Question 13: What are your experiences with alternate procedures or additives to speed up the time to hydrocarbon-free a hydrotreater during cool down? What are potential downsides? Qualitatively, did the time savings justify the expense?

We have used a terpene-based product to help free hydrotreater reactor circuits of hydrocarbon in preparation for catalyst change-out. The product was effective for achieving a low level of combustibles in the reactor and in all vessels of the reactor circuit. However, in one instance, the test for entry indicated high benzene levels, and further nitrogen purging was required.

Question 12: Is there any harm adding cracked stocks too quickly after break-in following catalyst activation? What is a typical introduction rate?

On freshly activated catalysts, the surface is relatively clean (free of coke) and therefore is unusually active. This is sometimes referred to as hyperactivity. In order to maximize catalyst stability for good cycle length, it is important that the rate of coke lay down on freshly sulfided catalyst is gradually controlled. Upon completion of metals sulfiding, catalyst hyperactivity exists, but is short lived as feed processing lays initial coke on catalyst. Processing cracked stocks that contain more reactive molecules and coke precursors too early over the hyperactive catalyst can result in operability issues through cracking while accelerating the initial coke lay down on catalyst.
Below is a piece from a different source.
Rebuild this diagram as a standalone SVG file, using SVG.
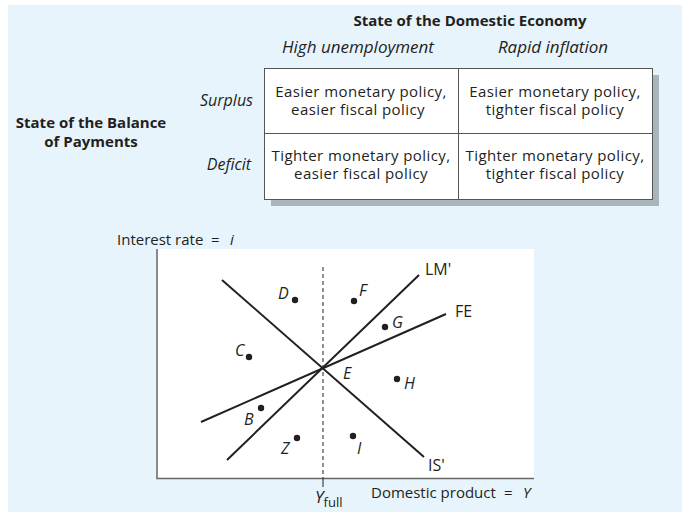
<svg xmlns="http://www.w3.org/2000/svg" width="682" height="512" viewBox="0 0 682 512">
<style>
text{font-family:"Open Sans","Liberation Sans",sans-serif;font-size:16px;fill:#231f20}
.b{font-weight:bold;font-size:15px}
.i{font-style:italic}
.h{font-style:italic;font-size:17px}
.m{text-anchor:middle}
.c{font-size:15px;letter-spacing:0.4px;text-anchor:middle}
.a{font-size:15px}
.cell{fill:#fff;stroke:#555;stroke-width:1}
.curve{stroke:#231f20;stroke-width:2;fill:none}
.ax{stroke:#666;stroke-width:1.5;fill:none}
.dot{fill:#231f20}
</style>
<rect x="0" y="0" width="682" height="512" fill="#fff"/>
<rect x="8" y="5" width="674" height="507" fill="#e8f4fc"/>
<g id="header">
<text class="b m" x="470" y="26">State of the Domestic Economy</text>
<text class="h m" x="358" y="53">High unemployment</text>
<text class="h m" x="553" y="53">Rapid inflation</text>
<text class="i" x="253" y="106" text-anchor="end">Surplus</text>
<text class="i" x="251" y="170" text-anchor="end">Deficit</text>
<text class="b m" x="91" y="128">State of the Balance</text>
<text class="b m" x="91" y="147">of Payments</text>
</g>
<g id="table">
<rect x="271" y="75" width="388" height="131" fill="#a9b4bb"/>
<rect class="cell" x="264.5" y="68.5" width="388" height="131"/>
<line x1="458.5" y1="68.5" x2="458.5" y2="199.5" stroke="#555"/>
<line x1="264.5" y1="133.5" x2="652.5" y2="133.5" stroke="#555"/>
<text class="c" x="361" y="96.5">Easier monetary policy,</text>
<text class="c" x="358" y="115">easier fiscal policy</text>
<text class="c" x="555" y="96.5">Easier monetary policy,</text>
<text class="c" x="555" y="115">tighter fiscal policy</text>
<text class="c" x="361" y="160.5">Tighter monetary policy,</text>
<text class="c" x="361" y="179">easier fiscal policy</text>
<text class="c" x="555" y="160.5">Tighter monetary policy,</text>
<text class="c" x="555" y="179">tighter fiscal policy</text>
</g>
<g id="graph">
<rect x="157" y="249" width="377" height="229" fill="#fff"/>
<path class="ax" d="M157,249 V478.5 H534"/>
<text class="a" x="117" y="245">Interest rate</text>
<text class="a" x="211" y="245">=</text>
<text class="a i" x="230" y="245">i</text>
<text class="a" x="371" y="498">Domestic product</text>
<text class="a" x="504" y="498">=</text>
<text class="a i" x="523" y="498">Y</text>
<line x1="323" y1="267" x2="323" y2="478" stroke="#231f20" stroke-width="1" stroke-dasharray="4,3"/>
<line x1="323" y1="478" x2="323" y2="487" stroke="#231f20" stroke-width="1"/>
<text x="315" y="503"><tspan class="i" font-size="17">Y</tspan><tspan font-size="13" dy="4">full</tspan></text>
</g>
<g id="connectors">
<line class="curve" x1="222" y1="280" x2="424" y2="457"/>
<line class="curve" x1="227" y1="460" x2="419" y2="275"/>
<line class="curve" x1="201" y1="422" x2="446" y2="314"/>
</g>
<g id="labels">
<text x="425" y="275">LM'</text>
<text x="455" y="317">FE</text>
<text x="428" y="471">IS'</text>
</g>
<g id="points">
<circle class="dot" cx="295" cy="300" r="3.2"/><text class="i" x="278" y="299">D</text>
<circle class="dot" cx="354" cy="301" r="3.2"/><text class="i" x="359" y="296">F</text>
<circle class="dot" cx="385" cy="327" r="3.2"/><text class="i" x="392" y="328">G</text>
<circle class="dot" cx="249" cy="357" r="3.2"/><text class="i" x="235" y="356">C</text>
<text class="i" x="343" y="379">E</text>
<circle class="dot" cx="397" cy="379" r="3.2"/><text class="i" x="404" y="389">H</text>
<circle class="dot" cx="261" cy="408" r="3.2"/><text class="i" x="244" y="425">B</text>
<circle class="dot" cx="297" cy="438" r="3.2"/><text class="i" x="281" y="454">Z</text>
<circle class="dot" cx="353" cy="436" r="3.2"/><text class="i" x="357" y="454">I</text>
</g>
</svg>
Question 10: When replacing a noble metal catalyst with a base metal catalyst in a two-stage hydrocracking unit configuration, how can you be certain that under a low sulfur, low hydrogen sulfide environment, the second stage catalyst will remain sulfided?

A base metal sulfide catalyst will always have less, or hydrogenation compared to a noble metal catalyst. However, in certain situations where deep hydrogenation is not needed, the base metal sulfide catalyst can provide adequate hydrogenation activity. Operation with a base metal catalyst will be between 10 to 20o F higher than a noble metal catalyst, and this will shift the yield towards more thermally cracked lighter products.

Question 8: In order to minimize fouling of the hydrotreater reactor feed/effluent exchangers, how important is it to have hydrogen gas in the feed side of the exchanger? Is there a minimum gas flow to see the benefit? Does it matter if it is recycling gas or makeup hydrogen?

Pre-mixing hydrogen with feed ahead of the feed/effluent exchangers improves the velocity and increases the shear stresses. This directionally reduces the fouling tendency; as well as, lowering the film thickness and dependent tube wall temperature in the heat exchanger and the charge heater.

Question 7: Are there any standard sampling and analytical methods that can be used in the refinery labs to accurately determine the silicon content in the feed to the coker naphtha hydrotreater?

The issue is how to accurately determine the silicon content. Standard Inductively Coupled Plasma (ICP) techniques will give a result that is equal to or greater than the true amount of silicon present depending on if the silicon is in a volatile form (low molecular weight silicones). So, ICP can be used to screen samples and ensure silicon levels are below a desired limit.

Question 6: Organic chloride in feed streams to hydroprocessing units is becoming more prominent. Chloride measurement is very important to define correct unit metallurgy; however, measurement is difficult. One of the issues related to accurate analysis of the feed is the impact of feed nitrogen and sulfur on chloride measurement. What test methods are you currently using in light of high nitrogen and sulfur in the feed to give accurate chloride results?

For measuring chloride in feed stream, some of our refineries use an instrument based on Monochromatic Wavelength Dispersive X-Ray Fluorescence (MWD XRF), for which nitrogen and sulfur offer no interference. The instrument measures total chloride, whether organic or inorganic. The relevant ASTM method is D7536.

Question 5: What are the pros and cons of motor vs. steam turbine drives for hydrotreater and hydrocracker recycle compressors?

The nature of the hydroprocessing unit is such that a wide range of molecular weights are possible for the recycle gas from nitrogen at start-up to hydrogen with increased light ends during normal operation. While the treat gas requirements are pre-determined, quench gas demands vary during normal operation with varying chemical hydrogen uptakes and emergency situations.

Question 4: How reliable are the dry gas seals on hydroprocessing recycle gas compressors? What are the system components put in place to enhance the reliability?

Dry gas seals have been used for compressors for many years. The feedback was mixed in its infancy, and there were teething problems. External factors such as the contamination of the sealing gas, insufficient sealing gas pressure and process gas leak onto the seal ring surfaces have been the main reasons for seal degradation.